There were toe-curling moments when conversation stopped and the light lowered to a single spot while one of the actors delivered a “sad face” monologue in the persona of a woman in peril. In presenting these scripted accounts of being a displaced person, or victim of famine or war, they stole time and focus from a woman at the table who had actually suffered the grotesque abuse of FGM as a young girl (Hussein), and another who had grown up in a conflict zone and left their home country as a refugee (Sahar). What If…?’s tight dramatic structure dictated that the actors stop the expert witnesses from speaking and sharing their stories: indeed at times they even seemed to speak for them. Where there should have been empathy, respect and open debate, the participants were silenced or upstaged with ill-judged comedy skits.

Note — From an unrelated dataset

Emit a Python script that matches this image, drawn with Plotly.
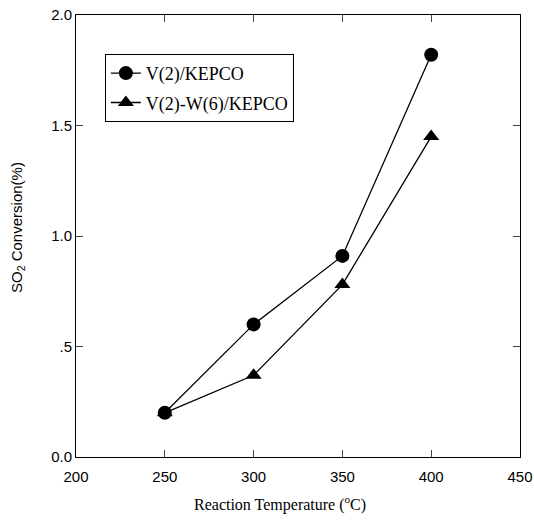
import plotly.graph_objects as go

temps = [250, 300, 350, 400]
v_kepco = [0.20, 0.60, 0.91, 1.82]
vw_kepco = [0.20, 0.37, 0.78, 1.45]
x_ticks = [200, 250, 300, 350, 400, 450]
y_ticks = [0.0, 0.5, 1.0, 1.5, 2.0]
y_ticktext = ["0.0", ".5", "1.0", "1.5", "2.0"]

fig = go.Figure()
fig.add_trace(go.Scatter(x=temps, y=v_kepco, mode="lines+markers", name="V(2)/KEPCO",
                         legendgroup="a",
                         line=dict(color="black", width=1.3),
                         marker=dict(symbol="circle", size=14, color="black")))
fig.add_trace(go.Scatter(x=temps, y=vw_kepco, mode="lines+markers", name="V(2)-W(6)/KEPCO",
                         legendgroup="b",
                         line=dict(color="black", width=1.3),
                         marker=dict(symbol="triangle-up", size=14, color="black")))

fig.update_layout(
    width=534, height=526,
    margin=dict(l=76, r=14, t=15, b=69),
    paper_bgcolor="white", plot_bgcolor="white",
    font=dict(family="Liberation Serif", color="black"),
    showlegend=True,
    legend=dict(x=0.065, y=0.912, xanchor="left", yanchor="top",
                bordercolor="black", borderwidth=1, bgcolor="white",
                font=dict(family="Liberation Serif", size=18),
                itemwidth=30, tracegroupgap=3, traceorder="grouped"),
    xaxis=dict(range=[200, 450], tickvals=x_ticks, ticks="inside", ticklen=7,
               showline=True, linecolor="black", linewidth=1, mirror="ticks",
               showgrid=False, zeroline=False, automargin=False,
               ticklabelstandoff=6,
               tickfont=dict(family="Liberation Sans", size=15)),
    yaxis=dict(range=[0, 2.0], tickvals=y_ticks, ticktext=y_ticktext, ticks="inside", ticklen=7,
               showline=True, linecolor="black", linewidth=1, mirror="ticks",
               showgrid=False, zeroline=False, automargin=False,
               tickfont=dict(family="Liberation Sans", size=15)),
    annotations=[
        dict(text="Reaction Temperature (<sup>o</sup>C)", xref="paper", yref="paper",
             x=(280 - 76) / 444, y=-(503 - 457) / 442, xanchor="center", yanchor="middle",
             showarrow=False, font=dict(family="Liberation Serif", size=16)),
        dict(text="SO<sub>2</sub> Conversion(%)", xref="paper", yref="paper",
             x=-(76 - 18) / 444, y=(457 - 228) / 442, xanchor="center", yanchor="middle",
             textangle=-90, showarrow=False,
             font=dict(family="Liberation Sans", size=15)),
    ],
)

fig.write_html("out.html")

The Dr Strangelove conceit provided a stunning set design – a re-versioning of Ken Adam’s war room, now fretted with tendrils of ivy, as if nature, or what was left of it, reasserted itself in the post-apocalyptic world order. While its bellicose machismo and quasi-fascistic overtones may find echo in the present political moment Strangelove is political satire. The scenario in which the doomsday clock is poised before midnight and humanity is in imminent peril from war and environmental catastrophe? That’s real. Let’s deal with that first rather than make-believe. Life, as the bumper sticker reminds us, is not a dress rehearsal: neither is it all a performance.
Some blame for the inflexible and jarring dramatic scenario should be laid with performance director Vicky Featherstone and writer Abi Morgan: neither are strangers to sensitive material. Both comedy and fiction can be powerful tools in politics and in art, but this felt misjudged. Who knows: perhaps the whole performance was another layer of brilliant satire, designed to generate outrage at the silencing of female voices. It still felt like a terrible squandering of human talent.
• Yael Bartana’s What if Women Ruled the World? premiered as part of Manchester international festival.